• Aim of the task: Print, word for word, every line from the beginning of the listing up to and including the line with "var yTicks = [0,2,4,6,8,10];". Pictures are to be excluded.

• Data provided:
* start *
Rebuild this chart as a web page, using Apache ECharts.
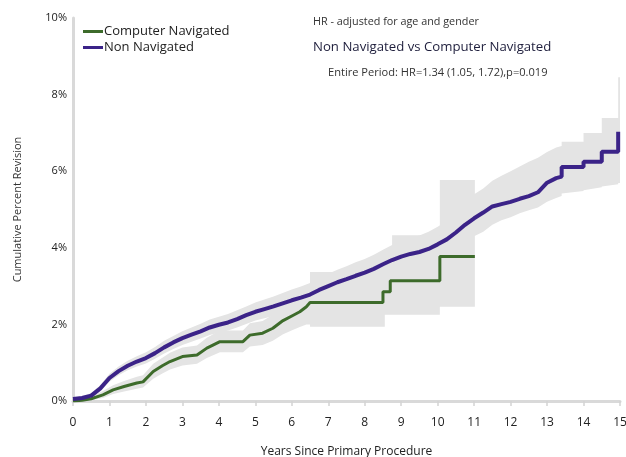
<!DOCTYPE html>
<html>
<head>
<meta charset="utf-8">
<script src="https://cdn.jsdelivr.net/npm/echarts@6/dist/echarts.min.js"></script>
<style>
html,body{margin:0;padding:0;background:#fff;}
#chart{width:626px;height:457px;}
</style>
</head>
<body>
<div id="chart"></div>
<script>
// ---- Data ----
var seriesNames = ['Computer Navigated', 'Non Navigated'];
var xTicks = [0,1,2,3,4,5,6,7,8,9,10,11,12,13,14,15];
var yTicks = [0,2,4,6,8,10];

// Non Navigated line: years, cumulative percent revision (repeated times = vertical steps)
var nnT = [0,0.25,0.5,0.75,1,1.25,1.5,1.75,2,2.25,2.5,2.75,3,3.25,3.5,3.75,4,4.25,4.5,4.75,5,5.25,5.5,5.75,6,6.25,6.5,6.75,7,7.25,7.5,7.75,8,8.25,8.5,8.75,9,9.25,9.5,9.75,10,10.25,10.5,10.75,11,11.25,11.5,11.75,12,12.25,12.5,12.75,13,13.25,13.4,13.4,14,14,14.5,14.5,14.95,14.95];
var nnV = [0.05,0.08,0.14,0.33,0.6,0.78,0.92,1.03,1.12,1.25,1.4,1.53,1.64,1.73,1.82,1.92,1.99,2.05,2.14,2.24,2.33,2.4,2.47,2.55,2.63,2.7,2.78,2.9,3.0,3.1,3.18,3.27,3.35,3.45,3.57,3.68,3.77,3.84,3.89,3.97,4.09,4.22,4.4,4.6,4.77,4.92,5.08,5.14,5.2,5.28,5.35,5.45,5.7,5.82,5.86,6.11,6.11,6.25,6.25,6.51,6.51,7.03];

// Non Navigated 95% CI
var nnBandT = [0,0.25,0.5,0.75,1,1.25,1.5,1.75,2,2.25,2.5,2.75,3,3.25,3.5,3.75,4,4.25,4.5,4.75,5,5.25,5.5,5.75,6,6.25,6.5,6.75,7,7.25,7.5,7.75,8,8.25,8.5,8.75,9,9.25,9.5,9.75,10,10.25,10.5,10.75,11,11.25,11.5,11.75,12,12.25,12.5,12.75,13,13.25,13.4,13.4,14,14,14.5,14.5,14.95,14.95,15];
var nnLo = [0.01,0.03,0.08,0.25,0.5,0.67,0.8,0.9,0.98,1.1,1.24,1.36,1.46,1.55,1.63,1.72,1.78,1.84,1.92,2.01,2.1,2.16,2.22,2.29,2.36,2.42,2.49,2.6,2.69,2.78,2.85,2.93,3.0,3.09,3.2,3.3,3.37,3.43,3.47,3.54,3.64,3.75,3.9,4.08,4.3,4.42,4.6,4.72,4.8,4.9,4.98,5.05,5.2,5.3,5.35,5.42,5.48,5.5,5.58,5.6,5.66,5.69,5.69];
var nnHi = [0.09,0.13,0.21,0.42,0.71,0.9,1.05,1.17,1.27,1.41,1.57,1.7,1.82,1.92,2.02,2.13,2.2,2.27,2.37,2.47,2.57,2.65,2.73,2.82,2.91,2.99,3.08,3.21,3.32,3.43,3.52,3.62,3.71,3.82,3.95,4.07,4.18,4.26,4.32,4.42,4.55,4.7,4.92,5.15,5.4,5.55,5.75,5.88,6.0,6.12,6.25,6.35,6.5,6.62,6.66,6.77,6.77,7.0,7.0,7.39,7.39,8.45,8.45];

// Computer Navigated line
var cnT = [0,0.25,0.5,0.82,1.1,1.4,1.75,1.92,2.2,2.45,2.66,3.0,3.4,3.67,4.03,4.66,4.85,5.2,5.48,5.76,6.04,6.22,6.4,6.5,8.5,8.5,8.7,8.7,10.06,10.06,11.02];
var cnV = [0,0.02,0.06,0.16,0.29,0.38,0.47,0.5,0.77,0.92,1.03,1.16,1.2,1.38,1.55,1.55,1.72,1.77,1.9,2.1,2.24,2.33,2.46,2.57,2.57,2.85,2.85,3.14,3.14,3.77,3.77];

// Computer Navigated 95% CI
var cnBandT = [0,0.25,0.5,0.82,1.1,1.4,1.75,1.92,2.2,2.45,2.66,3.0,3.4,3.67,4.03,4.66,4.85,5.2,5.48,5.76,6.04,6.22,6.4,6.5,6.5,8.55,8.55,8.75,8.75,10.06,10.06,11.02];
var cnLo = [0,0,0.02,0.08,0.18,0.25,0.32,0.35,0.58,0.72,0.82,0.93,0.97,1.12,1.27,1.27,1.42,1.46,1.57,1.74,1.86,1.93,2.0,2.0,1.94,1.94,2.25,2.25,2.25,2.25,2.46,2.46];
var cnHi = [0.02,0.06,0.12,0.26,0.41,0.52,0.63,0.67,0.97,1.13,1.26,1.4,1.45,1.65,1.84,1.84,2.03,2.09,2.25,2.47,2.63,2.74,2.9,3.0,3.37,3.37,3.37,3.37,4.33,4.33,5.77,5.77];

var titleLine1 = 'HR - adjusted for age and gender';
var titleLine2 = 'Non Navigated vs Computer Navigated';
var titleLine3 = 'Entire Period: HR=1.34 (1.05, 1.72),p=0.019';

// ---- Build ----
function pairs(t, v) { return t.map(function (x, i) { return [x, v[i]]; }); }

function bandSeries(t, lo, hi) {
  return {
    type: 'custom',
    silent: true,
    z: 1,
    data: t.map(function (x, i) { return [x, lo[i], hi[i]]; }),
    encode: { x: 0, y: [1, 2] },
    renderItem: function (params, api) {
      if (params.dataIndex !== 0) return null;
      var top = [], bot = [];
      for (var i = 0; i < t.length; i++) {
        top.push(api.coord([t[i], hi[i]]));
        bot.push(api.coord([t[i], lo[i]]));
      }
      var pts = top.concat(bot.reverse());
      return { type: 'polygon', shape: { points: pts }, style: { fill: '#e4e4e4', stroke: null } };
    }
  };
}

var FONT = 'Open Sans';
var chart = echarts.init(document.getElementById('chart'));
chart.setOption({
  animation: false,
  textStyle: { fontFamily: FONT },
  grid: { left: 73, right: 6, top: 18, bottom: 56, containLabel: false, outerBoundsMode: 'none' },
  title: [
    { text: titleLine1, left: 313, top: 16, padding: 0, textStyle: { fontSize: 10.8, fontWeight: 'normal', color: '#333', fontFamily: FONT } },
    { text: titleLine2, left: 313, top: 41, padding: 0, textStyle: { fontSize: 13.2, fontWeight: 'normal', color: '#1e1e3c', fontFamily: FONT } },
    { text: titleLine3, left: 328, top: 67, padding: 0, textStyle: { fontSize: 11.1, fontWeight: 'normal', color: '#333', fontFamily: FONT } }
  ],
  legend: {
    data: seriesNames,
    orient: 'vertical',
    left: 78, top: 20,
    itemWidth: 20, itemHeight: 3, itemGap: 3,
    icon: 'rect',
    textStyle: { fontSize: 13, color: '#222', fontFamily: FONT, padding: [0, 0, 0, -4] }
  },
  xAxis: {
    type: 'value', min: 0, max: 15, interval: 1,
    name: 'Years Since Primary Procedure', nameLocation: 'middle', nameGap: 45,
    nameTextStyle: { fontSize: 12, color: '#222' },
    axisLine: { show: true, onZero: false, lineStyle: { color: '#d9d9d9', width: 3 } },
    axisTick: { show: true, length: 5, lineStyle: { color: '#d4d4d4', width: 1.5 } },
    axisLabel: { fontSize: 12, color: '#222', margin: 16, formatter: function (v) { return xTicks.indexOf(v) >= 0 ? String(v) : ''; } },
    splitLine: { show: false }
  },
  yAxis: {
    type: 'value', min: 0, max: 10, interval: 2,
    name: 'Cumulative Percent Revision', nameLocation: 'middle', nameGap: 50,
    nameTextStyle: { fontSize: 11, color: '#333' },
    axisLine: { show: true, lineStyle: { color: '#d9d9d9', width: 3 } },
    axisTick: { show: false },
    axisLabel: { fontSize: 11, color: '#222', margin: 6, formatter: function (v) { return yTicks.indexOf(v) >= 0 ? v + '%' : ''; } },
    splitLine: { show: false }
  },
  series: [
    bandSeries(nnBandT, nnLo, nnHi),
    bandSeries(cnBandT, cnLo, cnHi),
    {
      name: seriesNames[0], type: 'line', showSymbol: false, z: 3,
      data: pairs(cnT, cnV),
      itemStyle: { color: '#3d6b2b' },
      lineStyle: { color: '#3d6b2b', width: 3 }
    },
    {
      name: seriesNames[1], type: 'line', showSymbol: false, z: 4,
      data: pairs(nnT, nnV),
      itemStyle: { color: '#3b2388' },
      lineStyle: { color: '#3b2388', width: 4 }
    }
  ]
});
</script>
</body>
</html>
* end *
• Answer to this task:
Rebuild this chart as a web page, using Apache ECharts.
<!DOCTYPE html>
<html>
<head>
<meta charset="utf-8">
<script src="https://cdn.jsdelivr.net/npm/echarts@6/dist/echarts.min.js"></script>
<style>
html,body{margin:0;padding:0;background:#fff;}
#chart{width:626px;height:457px;}
</style>
</head>
<body>
<div id="chart"></div>
<script>
// ---- Data ----
var seriesNames = ['Computer Navigated', 'Non Navigated'];
var xTicks = [0,1,2,3,4,5,6,7,8,9,10,11,12,13,14,15];
var yTicks = [0,2,4,6,8,10];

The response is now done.